[Start of Provided records]

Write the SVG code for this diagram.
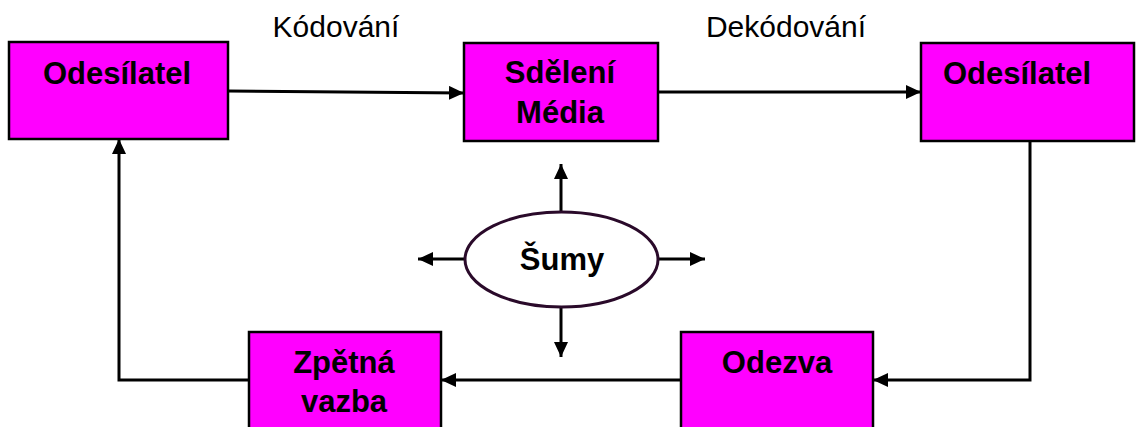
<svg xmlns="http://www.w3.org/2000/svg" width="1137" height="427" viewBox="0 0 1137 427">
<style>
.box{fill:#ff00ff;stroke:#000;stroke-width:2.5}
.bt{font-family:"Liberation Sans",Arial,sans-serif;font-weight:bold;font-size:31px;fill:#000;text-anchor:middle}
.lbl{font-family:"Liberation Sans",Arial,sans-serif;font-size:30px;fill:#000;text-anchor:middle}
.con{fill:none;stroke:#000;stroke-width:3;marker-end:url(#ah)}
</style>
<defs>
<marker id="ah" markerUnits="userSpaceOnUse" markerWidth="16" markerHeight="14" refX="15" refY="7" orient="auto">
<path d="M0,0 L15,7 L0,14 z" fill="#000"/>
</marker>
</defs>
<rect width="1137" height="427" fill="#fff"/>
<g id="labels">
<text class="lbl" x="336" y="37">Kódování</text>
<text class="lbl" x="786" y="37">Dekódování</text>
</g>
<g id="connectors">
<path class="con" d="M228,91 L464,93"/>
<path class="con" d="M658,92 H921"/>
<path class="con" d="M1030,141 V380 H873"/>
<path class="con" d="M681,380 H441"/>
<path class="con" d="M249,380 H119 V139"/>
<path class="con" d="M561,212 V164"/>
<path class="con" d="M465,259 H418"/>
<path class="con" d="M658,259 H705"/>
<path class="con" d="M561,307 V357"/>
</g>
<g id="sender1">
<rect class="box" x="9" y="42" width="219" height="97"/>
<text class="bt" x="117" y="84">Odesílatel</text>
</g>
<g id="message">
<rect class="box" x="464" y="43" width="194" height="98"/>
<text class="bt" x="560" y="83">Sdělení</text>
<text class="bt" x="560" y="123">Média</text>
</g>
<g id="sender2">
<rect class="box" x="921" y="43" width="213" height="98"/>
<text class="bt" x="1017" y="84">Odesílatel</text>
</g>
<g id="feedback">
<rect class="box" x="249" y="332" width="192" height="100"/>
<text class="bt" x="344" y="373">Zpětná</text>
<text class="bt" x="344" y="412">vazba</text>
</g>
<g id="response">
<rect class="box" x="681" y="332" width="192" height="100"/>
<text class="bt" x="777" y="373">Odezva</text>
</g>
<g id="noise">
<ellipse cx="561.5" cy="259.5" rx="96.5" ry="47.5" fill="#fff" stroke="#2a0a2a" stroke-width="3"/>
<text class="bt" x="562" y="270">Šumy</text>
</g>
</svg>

[End of Provided records]
[Start of Provided records]

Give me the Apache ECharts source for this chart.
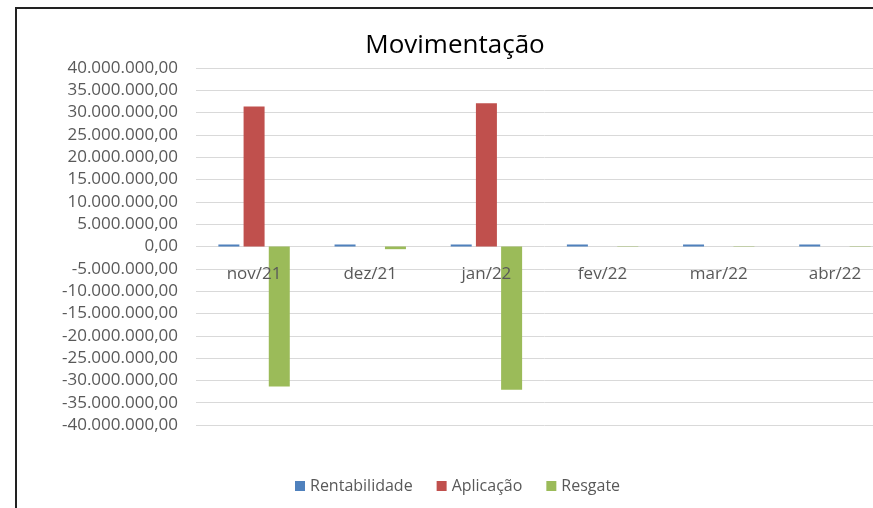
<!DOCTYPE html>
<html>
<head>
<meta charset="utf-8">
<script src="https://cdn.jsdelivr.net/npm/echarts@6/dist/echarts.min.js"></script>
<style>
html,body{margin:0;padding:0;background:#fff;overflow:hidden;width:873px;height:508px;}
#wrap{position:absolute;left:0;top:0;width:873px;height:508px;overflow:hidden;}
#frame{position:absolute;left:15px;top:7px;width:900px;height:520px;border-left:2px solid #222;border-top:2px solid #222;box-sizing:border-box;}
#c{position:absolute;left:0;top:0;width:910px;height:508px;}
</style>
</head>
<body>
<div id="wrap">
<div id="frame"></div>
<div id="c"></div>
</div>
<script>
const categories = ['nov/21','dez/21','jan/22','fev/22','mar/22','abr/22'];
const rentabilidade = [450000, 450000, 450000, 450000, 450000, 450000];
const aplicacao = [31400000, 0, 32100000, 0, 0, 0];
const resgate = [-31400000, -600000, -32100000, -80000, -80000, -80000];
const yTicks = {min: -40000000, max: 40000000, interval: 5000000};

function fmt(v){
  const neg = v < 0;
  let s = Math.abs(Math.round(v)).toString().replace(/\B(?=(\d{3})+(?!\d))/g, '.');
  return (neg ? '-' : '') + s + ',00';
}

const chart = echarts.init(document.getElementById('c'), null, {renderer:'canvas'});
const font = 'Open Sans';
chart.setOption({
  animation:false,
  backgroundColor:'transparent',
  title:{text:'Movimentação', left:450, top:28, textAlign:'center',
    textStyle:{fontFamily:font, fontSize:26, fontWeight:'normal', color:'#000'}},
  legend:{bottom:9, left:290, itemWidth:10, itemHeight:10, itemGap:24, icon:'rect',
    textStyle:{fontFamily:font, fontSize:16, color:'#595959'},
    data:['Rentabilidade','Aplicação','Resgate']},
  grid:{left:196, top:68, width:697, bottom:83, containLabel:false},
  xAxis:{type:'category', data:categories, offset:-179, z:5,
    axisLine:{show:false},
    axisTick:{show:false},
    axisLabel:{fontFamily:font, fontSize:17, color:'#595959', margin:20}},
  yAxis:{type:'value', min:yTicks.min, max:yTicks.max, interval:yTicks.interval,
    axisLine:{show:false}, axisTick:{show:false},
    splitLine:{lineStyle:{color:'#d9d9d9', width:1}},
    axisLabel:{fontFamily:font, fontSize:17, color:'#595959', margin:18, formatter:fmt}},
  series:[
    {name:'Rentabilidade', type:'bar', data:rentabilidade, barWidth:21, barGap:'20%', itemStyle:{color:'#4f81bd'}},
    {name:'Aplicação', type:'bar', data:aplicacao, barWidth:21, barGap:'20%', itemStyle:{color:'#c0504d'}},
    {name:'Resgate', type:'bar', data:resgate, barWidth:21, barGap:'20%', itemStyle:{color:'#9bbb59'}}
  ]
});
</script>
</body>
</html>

[End of Provided records]
[Start of Provided records]

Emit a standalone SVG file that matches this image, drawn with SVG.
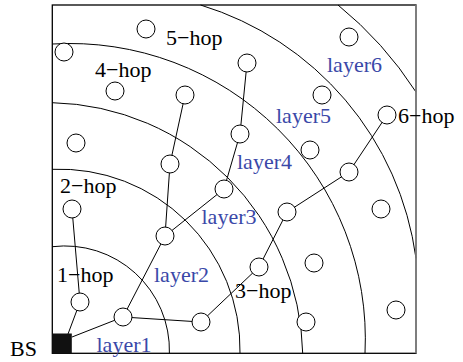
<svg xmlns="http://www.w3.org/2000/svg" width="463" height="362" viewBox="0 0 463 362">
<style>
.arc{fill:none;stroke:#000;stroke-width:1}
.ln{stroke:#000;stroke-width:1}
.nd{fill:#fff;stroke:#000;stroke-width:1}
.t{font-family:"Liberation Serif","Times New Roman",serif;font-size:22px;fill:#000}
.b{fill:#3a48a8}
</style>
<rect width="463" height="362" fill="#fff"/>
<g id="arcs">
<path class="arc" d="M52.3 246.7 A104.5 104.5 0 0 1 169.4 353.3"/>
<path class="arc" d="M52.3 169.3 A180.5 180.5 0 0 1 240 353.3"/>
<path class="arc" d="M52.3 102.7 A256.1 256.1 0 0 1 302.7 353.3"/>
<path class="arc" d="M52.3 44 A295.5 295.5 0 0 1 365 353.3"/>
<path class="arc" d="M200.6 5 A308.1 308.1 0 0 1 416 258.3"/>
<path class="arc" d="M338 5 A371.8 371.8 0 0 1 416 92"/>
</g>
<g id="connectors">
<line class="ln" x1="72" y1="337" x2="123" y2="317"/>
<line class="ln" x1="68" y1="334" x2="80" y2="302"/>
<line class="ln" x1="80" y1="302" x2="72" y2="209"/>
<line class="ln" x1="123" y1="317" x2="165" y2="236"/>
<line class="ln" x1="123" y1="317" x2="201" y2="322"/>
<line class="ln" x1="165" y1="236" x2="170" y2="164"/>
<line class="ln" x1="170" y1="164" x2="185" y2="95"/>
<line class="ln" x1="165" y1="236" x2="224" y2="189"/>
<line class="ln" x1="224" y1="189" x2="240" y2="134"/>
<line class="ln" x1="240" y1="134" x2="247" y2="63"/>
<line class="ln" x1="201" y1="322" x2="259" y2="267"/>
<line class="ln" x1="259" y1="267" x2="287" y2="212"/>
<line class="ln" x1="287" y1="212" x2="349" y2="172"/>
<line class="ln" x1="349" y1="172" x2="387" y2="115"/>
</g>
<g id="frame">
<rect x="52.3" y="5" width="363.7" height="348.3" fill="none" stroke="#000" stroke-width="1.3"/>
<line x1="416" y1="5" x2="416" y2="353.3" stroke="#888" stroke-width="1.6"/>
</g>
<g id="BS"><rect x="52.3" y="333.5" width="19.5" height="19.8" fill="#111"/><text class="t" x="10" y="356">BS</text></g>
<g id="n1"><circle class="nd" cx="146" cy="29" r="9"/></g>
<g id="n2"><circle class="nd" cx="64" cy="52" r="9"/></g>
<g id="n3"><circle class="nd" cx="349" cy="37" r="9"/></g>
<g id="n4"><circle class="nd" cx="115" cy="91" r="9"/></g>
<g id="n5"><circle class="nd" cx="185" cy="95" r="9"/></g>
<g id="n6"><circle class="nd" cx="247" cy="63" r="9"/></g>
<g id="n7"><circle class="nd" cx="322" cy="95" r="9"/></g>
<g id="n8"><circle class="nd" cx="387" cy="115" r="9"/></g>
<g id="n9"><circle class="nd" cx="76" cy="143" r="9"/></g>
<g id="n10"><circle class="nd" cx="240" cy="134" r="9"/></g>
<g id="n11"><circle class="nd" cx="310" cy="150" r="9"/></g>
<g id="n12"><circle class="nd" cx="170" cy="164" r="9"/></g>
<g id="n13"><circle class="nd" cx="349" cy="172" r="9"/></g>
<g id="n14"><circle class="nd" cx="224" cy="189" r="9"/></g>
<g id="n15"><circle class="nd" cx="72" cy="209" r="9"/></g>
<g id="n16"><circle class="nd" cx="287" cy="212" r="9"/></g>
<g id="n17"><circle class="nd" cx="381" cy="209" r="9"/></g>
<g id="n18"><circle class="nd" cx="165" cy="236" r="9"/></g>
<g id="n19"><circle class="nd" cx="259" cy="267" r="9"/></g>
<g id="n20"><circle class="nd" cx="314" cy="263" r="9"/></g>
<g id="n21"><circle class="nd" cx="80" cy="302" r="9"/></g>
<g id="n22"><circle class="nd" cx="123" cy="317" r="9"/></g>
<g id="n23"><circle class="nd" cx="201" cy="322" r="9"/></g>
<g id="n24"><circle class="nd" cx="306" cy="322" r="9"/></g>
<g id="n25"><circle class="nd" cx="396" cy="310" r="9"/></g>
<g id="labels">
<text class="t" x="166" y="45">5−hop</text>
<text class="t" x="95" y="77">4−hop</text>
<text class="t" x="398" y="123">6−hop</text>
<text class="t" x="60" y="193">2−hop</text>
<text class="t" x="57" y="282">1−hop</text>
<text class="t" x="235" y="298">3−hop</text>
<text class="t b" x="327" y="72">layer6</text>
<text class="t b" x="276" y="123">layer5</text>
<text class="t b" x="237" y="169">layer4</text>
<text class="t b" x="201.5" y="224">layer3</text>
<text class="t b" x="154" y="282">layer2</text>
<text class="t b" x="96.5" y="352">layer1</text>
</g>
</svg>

[End of Provided records]

■ Task description
Copy out all lines where the word "this" appears.

■ Task response
Write the SVG code for this diagram.
Give me the Apache ECharts source for this chart.
Emit a standalone SVG file that matches this image, drawn with SVG.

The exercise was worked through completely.